# REQUIRED TASK
Would you transcribe all of the data exactly, down to the last character?

** Start DATASET EXTRACT **

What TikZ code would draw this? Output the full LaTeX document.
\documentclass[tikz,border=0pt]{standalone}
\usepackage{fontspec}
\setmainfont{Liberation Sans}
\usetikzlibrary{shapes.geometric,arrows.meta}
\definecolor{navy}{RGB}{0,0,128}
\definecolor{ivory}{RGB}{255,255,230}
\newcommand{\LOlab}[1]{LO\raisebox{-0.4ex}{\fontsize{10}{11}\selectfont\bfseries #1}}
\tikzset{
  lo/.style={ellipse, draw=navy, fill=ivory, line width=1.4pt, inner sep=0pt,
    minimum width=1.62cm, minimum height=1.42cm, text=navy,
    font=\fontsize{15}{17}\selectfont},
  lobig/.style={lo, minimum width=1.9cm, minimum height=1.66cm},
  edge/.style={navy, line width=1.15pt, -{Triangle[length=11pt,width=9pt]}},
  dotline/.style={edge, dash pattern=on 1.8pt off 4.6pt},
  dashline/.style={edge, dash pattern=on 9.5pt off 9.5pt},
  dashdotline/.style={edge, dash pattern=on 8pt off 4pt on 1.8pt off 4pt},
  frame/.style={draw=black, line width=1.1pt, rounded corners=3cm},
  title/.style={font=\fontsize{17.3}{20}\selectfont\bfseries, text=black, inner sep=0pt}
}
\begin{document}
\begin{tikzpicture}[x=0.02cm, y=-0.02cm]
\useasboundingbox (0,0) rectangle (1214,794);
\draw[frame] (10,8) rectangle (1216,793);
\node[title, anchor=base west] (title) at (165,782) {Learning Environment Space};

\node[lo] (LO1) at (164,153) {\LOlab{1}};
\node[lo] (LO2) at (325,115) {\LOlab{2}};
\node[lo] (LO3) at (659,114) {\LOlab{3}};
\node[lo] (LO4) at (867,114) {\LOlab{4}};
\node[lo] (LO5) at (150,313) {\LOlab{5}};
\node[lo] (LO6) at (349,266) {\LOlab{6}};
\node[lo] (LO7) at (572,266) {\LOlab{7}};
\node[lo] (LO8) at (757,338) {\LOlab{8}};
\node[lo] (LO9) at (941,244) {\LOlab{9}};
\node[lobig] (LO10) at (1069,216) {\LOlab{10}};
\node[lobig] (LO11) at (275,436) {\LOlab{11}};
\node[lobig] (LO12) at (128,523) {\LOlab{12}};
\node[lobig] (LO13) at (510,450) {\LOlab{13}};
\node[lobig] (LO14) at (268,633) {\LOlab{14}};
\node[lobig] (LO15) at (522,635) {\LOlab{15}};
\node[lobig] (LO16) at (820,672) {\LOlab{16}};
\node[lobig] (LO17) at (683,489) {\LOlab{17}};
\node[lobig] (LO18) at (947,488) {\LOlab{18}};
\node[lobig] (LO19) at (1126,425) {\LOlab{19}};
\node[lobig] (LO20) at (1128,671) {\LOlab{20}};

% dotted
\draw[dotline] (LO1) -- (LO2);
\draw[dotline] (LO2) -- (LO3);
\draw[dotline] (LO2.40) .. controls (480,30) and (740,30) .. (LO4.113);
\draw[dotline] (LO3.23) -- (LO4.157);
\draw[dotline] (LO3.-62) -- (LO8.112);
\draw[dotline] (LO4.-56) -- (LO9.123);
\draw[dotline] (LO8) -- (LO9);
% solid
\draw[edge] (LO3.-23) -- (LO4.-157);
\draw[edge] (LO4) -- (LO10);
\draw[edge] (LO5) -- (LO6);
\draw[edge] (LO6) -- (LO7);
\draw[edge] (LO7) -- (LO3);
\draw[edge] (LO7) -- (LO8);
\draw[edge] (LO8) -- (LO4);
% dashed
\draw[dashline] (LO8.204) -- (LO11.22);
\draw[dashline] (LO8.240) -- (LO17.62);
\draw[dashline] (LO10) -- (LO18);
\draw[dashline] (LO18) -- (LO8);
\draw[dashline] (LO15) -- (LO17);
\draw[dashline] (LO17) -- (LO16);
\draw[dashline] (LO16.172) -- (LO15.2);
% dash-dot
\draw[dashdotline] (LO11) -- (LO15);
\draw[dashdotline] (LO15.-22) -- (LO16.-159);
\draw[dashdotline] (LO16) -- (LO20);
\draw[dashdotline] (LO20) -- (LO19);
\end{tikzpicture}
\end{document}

** End DATASET EXTRACT **

# THE RESPONSE
What TikZ code would draw this? Output the full LaTeX document.
\documentclass[tikz,border=0pt]{standalone}
\usepackage{fontspec}
\setmainfont{Liberation Sans}
\usetikzlibrary{shapes.geometric,arrows.meta}
\definecolor{navy}{RGB}{0,0,128}
\definecolor{ivory}{RGB}{255,255,230}
\newcommand{\LOlab}[1]{LO\raisebox{-0.4ex}{\fontsize{10}{11}\selectfont\bfseries #1}}
\tikzset{
  lo/.style={ellipse, draw=navy, fill=ivory, line width=1.4pt, inner sep=0pt,
    minimum width=1.62cm, minimum height=1.42cm, text=navy,
    font=\fontsize{15}{17}\selectfont},
  lobig/.style={lo, minimum width=1.9cm, minimum height=1.66cm},
  edge/.style={navy, line width=1.15pt, -{Triangle[length=11pt,width=9pt]}},
  dotline/.style={edge, dash pattern=on 1.8pt off 4.6pt},
  dashline/.style={edge, dash pattern=on 9.5pt off 9.5pt},
  dashdotline/.style={edge, dash pattern=on 8pt off 4pt on 1.8pt off 4pt},
  frame/.style={draw=black, line width=1.1pt, rounded corners=3cm},
  title/.style={font=\fontsize{17.3}{20}\selectfont\bfseries, text=black, inner sep=0pt}
}
\begin{document}
\begin{tikzpicture}[x=0.02cm, y=-0.02cm]
\useasboundingbox (0,0) rectangle (1214,794);
\draw[frame] (10,8) rectangle (1216,793);
\node[title, anchor=base west] (title) at (165,782) {Learning Environment Space};

\node[lo] (LO1) at (164,153) {\LOlab{1}};
\node[lo] (LO2) at (325,115) {\LOlab{2}};
\node[lo] (LO3) at (659,114) {\LOlab{3}};
\node[lo] (LO4) at (867,114) {\LOlab{4}};
\node[lo] (LO5) at (150,313) {\LOlab{5}};
\node[lo] (LO6) at (349,266) {\LOlab{6}};
\node[lo] (LO7) at (572,266) {\LOlab{7}};
\node[lo] (LO8) at (757,338) {\LOlab{8}};
\node[lo] (LO9) at (941,244) {\LOlab{9}};
\node[lobig] (LO10) at (1069,216) {\LOlab{10}};
\node[lobig] (LO11) at (275,436) {\LOlab{11}};
\node[lobig] (LO12) at (128,523) {\LOlab{12}};
\node[lobig] (LO13) at (510,450) {\LOlab{13}};
\node[lobig] (LO14) at (268,633) {\LOlab{14}};
\node[lobig] (LO15) at (522,635) {\LOlab{15}};
\node[lobig] (LO16) at (820,672) {\LOlab{16}};
\node[lobig] (LO17) at (683,489) {\LOlab{17}};
\node[lobig] (LO18) at (947,488) {\LOlab{18}};
\node[lobig] (LO19) at (1126,425) {\LOlab{19}};
\node[lobig] (LO20) at (1128,671) {\LOlab{20}};

% dotted
\draw[dotline] (LO1) -- (LO2);
\draw[dotline] (LO2) -- (LO3);
\draw[dotline] (LO2.40) .. controls (480,30) and (740,30) .. (LO4.113);
\draw[dotline] (LO3.23) -- (LO4.157);
\draw[dotline] (LO3.-62) -- (LO8.112);
\draw[dotline] (LO4.-56) -- (LO9.123);
\draw[dotline] (LO8) -- (LO9);
% solid
\draw[edge] (LO3.-23) -- (LO4.-157);
\draw[edge] (LO4) -- (LO10);
\draw[edge] (LO5) -- (LO6);
\draw[edge] (LO6) -- (LO7);
\draw[edge] (LO7) -- (LO3);
\draw[edge] (LO7) -- (LO8);
\draw[edge] (LO8) -- (LO4);
% dashed
\draw[dashline] (LO8.204) -- (LO11.22);
\draw[dashline] (LO8.240) -- (LO17.62);
\draw[dashline] (LO10) -- (LO18);
\draw[dashline] (LO18) -- (LO8);
\draw[dashline] (LO15) -- (LO17);
\draw[dashline] (LO17) -- (LO16);
\draw[dashline] (LO16.172) -- (LO15.2);
% dash-dot
\draw[dashdotline] (LO11) -- (LO15);
\draw[dashdotline] (LO15.-22) -- (LO16.-159);
\draw[dashdotline] (LO16) -- (LO20);
\draw[dashdotline] (LO20) -- (LO19);
\end{tikzpicture}
\end{document}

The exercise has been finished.